> DATA EXCERPT:
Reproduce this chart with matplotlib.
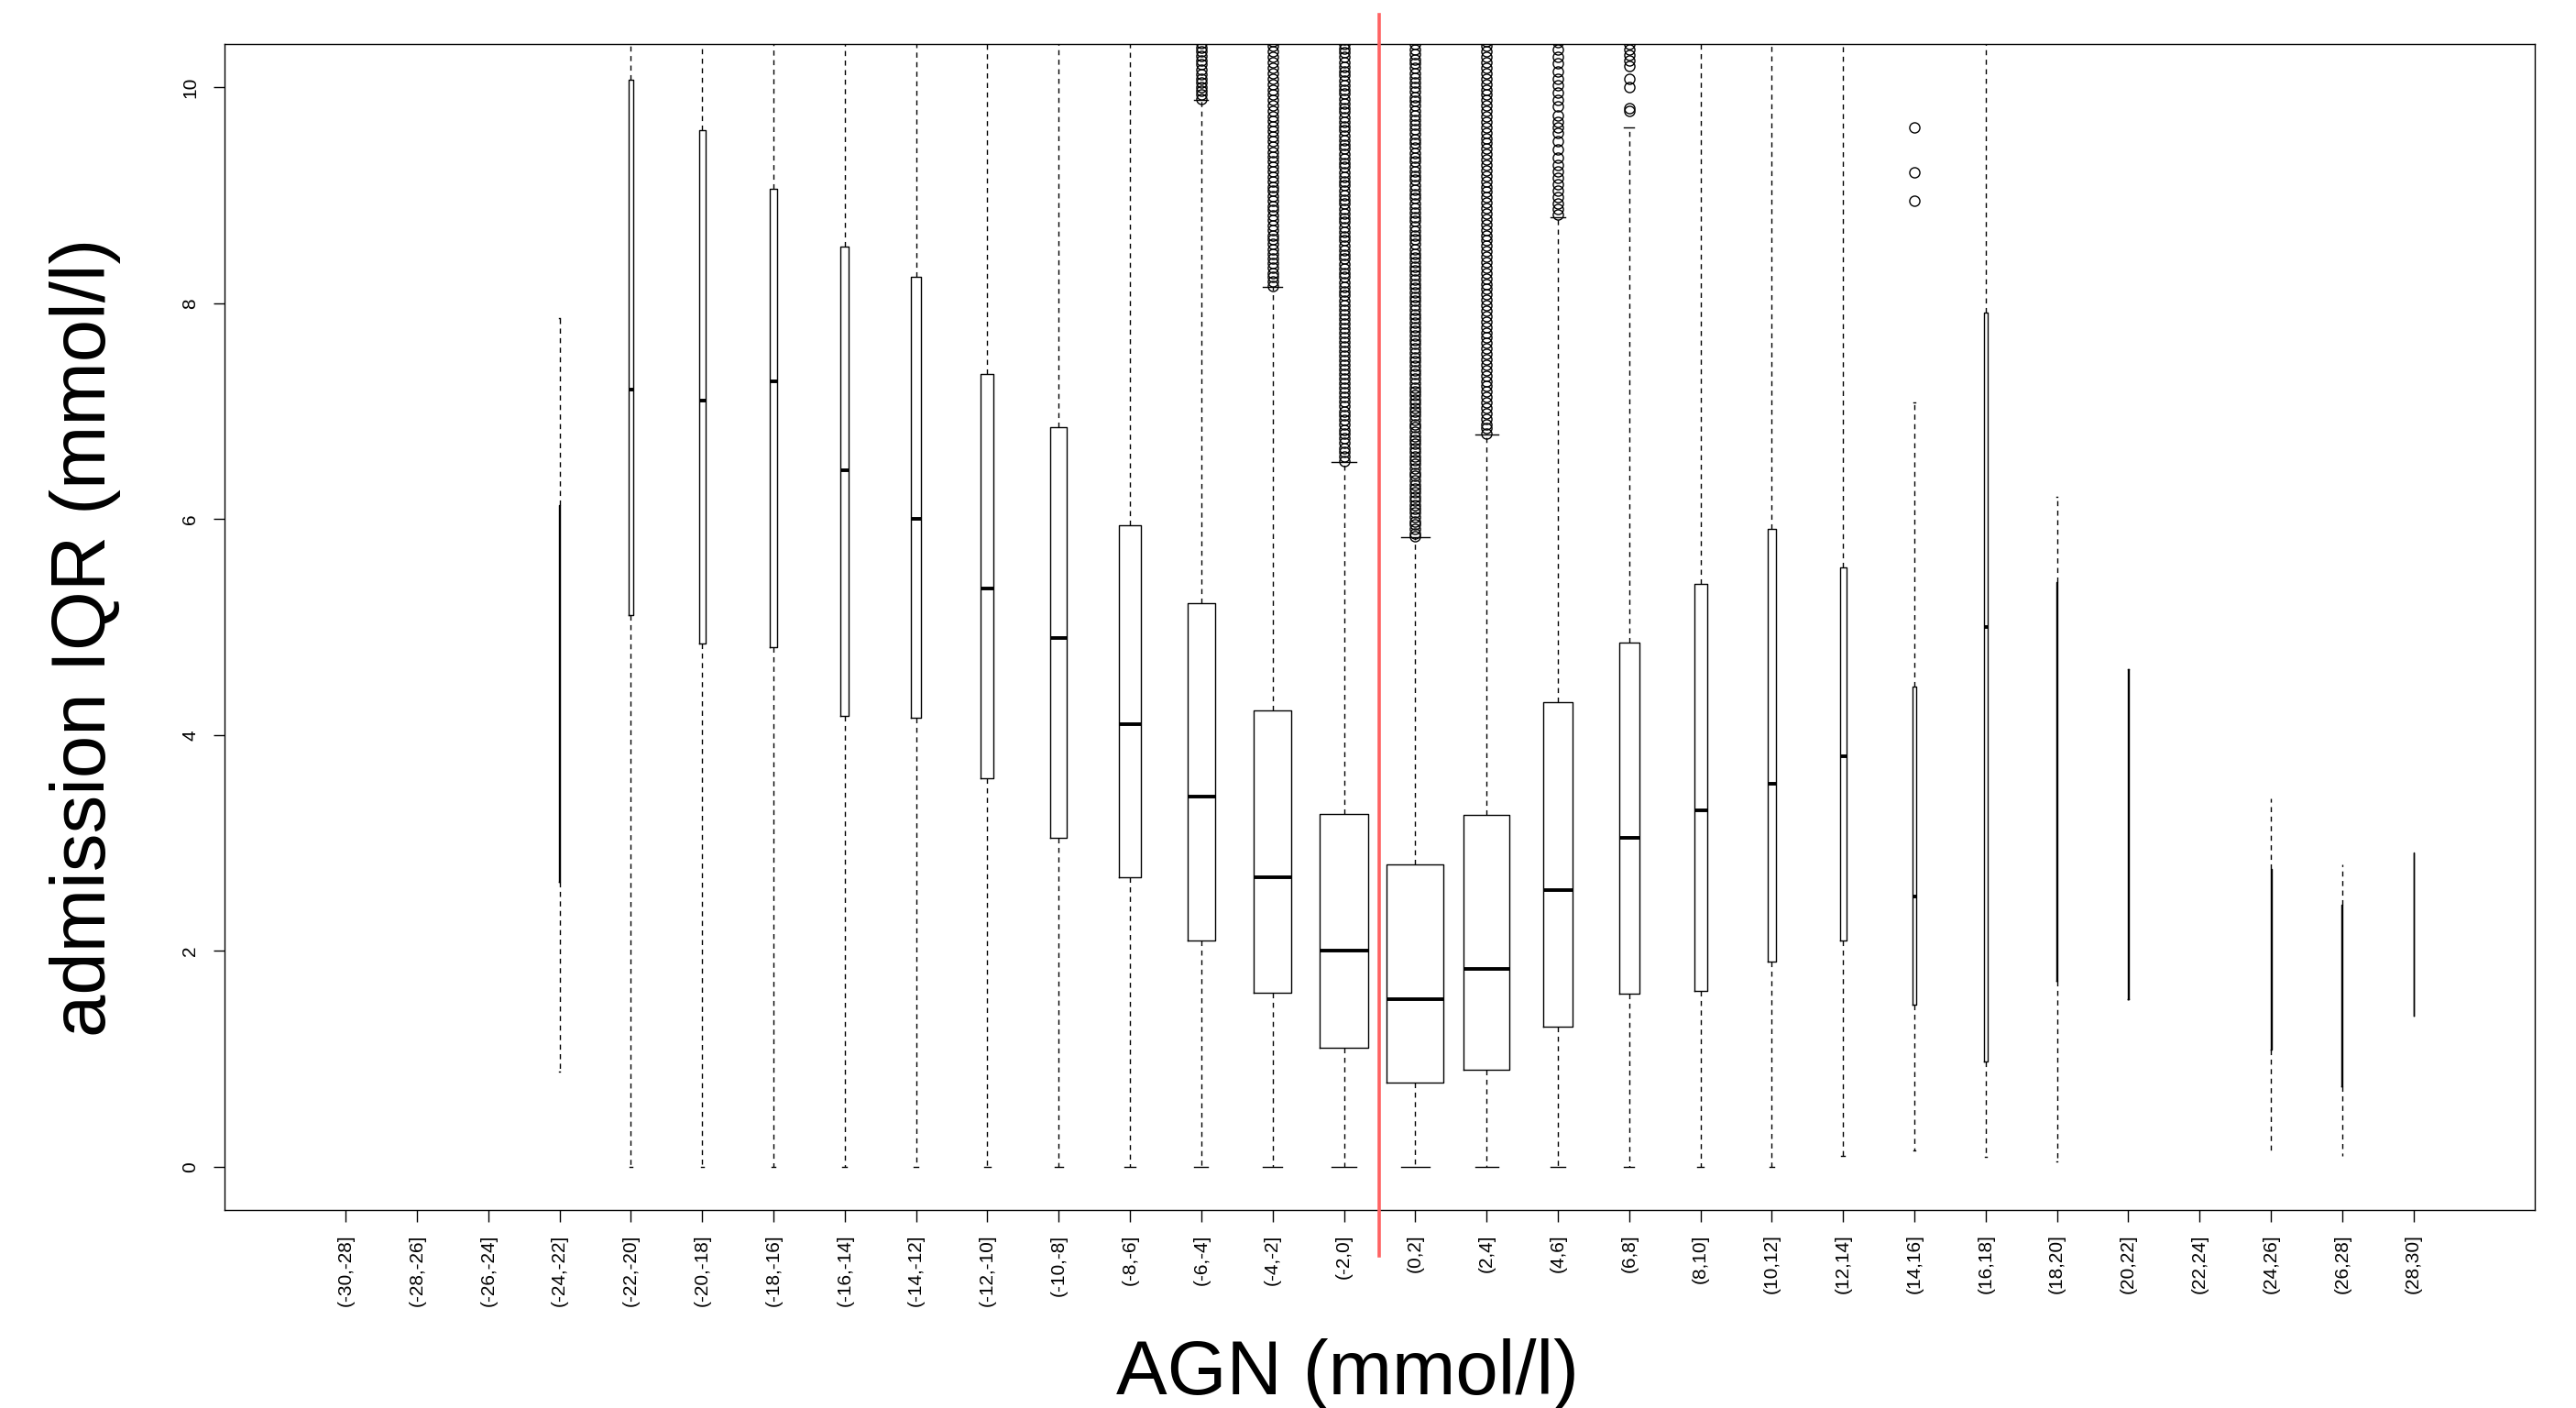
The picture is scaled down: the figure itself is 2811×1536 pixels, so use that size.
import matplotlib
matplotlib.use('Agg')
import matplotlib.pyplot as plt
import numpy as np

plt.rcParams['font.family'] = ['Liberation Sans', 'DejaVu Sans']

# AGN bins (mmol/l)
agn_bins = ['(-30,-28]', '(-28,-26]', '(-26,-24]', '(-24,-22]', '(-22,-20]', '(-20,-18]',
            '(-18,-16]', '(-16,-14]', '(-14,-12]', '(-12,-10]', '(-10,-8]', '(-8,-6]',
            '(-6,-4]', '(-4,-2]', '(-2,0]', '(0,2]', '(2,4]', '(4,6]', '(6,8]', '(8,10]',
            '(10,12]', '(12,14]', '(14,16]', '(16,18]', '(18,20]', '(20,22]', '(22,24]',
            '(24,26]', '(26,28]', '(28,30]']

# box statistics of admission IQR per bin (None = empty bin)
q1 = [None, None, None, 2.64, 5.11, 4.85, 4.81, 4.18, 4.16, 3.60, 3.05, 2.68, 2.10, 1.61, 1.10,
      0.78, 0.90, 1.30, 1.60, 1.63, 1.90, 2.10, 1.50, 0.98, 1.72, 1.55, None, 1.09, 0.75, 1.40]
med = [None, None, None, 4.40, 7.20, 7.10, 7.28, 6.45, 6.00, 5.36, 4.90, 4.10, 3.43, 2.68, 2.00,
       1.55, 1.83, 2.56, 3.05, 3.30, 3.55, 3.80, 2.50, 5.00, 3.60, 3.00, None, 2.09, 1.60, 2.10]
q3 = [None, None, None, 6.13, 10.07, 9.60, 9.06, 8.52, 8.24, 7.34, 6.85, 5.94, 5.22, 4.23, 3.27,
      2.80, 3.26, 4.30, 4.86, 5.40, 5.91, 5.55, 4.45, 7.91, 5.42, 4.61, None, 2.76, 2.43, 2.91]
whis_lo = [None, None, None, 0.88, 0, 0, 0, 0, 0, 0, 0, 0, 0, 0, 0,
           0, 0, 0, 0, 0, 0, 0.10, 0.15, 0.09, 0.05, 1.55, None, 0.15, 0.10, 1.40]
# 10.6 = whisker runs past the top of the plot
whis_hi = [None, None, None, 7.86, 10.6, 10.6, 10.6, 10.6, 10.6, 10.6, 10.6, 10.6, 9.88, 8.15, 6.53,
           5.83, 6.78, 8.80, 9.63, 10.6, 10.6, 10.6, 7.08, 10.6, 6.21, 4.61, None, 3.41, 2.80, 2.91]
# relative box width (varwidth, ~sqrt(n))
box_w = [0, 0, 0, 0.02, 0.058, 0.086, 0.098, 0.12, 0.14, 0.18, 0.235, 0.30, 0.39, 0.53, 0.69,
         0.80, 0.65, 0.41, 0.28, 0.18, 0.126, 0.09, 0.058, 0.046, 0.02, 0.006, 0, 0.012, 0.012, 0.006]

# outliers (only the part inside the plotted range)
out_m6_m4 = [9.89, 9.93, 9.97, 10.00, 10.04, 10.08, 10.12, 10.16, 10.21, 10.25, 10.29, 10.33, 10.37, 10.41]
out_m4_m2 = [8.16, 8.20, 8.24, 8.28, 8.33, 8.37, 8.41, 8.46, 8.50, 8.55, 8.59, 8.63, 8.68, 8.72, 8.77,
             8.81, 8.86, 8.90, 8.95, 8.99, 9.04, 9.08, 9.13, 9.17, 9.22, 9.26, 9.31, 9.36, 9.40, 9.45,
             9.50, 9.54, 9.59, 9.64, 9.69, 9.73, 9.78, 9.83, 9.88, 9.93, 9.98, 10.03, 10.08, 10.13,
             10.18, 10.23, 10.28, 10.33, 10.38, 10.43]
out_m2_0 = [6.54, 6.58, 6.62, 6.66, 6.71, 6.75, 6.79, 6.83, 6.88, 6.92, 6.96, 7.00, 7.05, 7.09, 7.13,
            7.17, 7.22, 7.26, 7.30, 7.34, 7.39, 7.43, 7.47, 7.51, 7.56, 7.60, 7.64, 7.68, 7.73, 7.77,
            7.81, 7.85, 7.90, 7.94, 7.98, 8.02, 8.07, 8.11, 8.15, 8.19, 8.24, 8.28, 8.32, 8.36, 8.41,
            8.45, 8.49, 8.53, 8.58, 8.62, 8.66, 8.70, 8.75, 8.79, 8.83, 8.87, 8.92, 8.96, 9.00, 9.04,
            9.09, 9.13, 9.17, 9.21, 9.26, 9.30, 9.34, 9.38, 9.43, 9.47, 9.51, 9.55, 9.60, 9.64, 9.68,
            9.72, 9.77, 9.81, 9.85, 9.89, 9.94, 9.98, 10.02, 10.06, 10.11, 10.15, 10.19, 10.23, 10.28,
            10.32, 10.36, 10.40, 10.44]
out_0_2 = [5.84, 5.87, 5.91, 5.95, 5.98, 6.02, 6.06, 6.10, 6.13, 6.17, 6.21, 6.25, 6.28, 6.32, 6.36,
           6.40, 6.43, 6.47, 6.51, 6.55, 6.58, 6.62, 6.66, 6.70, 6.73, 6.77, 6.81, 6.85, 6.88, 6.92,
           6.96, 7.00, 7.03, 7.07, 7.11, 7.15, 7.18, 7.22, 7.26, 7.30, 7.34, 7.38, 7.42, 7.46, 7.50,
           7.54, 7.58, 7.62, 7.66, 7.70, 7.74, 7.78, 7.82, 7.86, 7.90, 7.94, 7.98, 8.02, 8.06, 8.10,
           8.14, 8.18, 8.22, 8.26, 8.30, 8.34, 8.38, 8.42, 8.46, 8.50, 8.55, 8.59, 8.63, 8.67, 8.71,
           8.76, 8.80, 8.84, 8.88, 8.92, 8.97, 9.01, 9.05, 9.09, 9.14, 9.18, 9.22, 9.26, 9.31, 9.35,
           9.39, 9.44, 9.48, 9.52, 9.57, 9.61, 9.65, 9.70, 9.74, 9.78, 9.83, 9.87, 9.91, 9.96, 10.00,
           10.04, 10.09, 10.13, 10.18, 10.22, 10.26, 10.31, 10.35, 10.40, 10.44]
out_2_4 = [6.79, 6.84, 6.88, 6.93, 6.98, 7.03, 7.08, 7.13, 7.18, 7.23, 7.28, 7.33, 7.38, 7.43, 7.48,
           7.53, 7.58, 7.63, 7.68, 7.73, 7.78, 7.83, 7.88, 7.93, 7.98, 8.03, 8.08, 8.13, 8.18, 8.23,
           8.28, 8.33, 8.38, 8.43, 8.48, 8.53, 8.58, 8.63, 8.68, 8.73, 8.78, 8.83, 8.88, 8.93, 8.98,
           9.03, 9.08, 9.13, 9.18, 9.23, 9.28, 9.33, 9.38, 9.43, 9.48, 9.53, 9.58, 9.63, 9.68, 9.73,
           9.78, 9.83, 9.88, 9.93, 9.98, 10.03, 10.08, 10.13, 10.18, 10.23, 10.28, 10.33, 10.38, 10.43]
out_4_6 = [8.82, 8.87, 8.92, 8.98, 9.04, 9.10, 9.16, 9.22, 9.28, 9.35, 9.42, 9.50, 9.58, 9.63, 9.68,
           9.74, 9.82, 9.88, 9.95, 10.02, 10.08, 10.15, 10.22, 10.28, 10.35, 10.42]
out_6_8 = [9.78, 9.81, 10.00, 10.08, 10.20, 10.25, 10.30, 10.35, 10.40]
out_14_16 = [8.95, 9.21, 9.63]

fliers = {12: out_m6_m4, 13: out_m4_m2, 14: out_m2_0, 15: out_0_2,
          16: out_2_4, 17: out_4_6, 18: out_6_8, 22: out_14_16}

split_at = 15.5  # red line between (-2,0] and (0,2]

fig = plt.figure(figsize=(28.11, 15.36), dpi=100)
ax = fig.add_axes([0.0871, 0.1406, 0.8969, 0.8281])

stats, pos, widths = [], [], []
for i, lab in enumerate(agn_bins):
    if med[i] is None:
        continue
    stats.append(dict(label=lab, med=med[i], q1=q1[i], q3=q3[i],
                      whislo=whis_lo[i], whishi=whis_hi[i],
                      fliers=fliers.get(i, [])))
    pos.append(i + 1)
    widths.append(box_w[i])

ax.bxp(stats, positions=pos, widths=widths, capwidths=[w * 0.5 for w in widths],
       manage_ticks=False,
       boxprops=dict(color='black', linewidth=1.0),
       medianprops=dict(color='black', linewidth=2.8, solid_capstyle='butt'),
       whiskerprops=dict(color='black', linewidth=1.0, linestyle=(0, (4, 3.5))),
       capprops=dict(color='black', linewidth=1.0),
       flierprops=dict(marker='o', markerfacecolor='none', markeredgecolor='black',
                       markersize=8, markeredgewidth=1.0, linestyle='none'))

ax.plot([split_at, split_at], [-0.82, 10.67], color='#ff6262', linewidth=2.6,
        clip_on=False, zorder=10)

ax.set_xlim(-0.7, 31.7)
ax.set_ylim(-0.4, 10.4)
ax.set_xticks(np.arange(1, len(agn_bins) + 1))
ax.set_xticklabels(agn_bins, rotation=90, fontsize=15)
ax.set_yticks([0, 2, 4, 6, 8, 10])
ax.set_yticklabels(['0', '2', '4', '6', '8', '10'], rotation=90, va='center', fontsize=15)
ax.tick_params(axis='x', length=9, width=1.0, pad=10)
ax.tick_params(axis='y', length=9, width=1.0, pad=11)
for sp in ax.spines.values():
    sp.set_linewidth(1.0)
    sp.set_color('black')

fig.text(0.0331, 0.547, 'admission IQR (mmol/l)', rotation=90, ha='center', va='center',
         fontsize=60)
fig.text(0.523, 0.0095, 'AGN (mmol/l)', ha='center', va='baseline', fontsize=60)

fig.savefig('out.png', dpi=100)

> WORK TO BE COMPLETED: Your task is to restate word for word the lines from the top of the data to the line containing "import numpy as np", both ends included, with every picture left out.

> COMPLETED TASK:
Reproduce this chart with matplotlib.
The picture is scaled down: the figure itself is 2811×1536 pixels, so use that size.
import matplotlib
matplotlib.use('Agg')
import matplotlib.pyplot as plt
import numpy as np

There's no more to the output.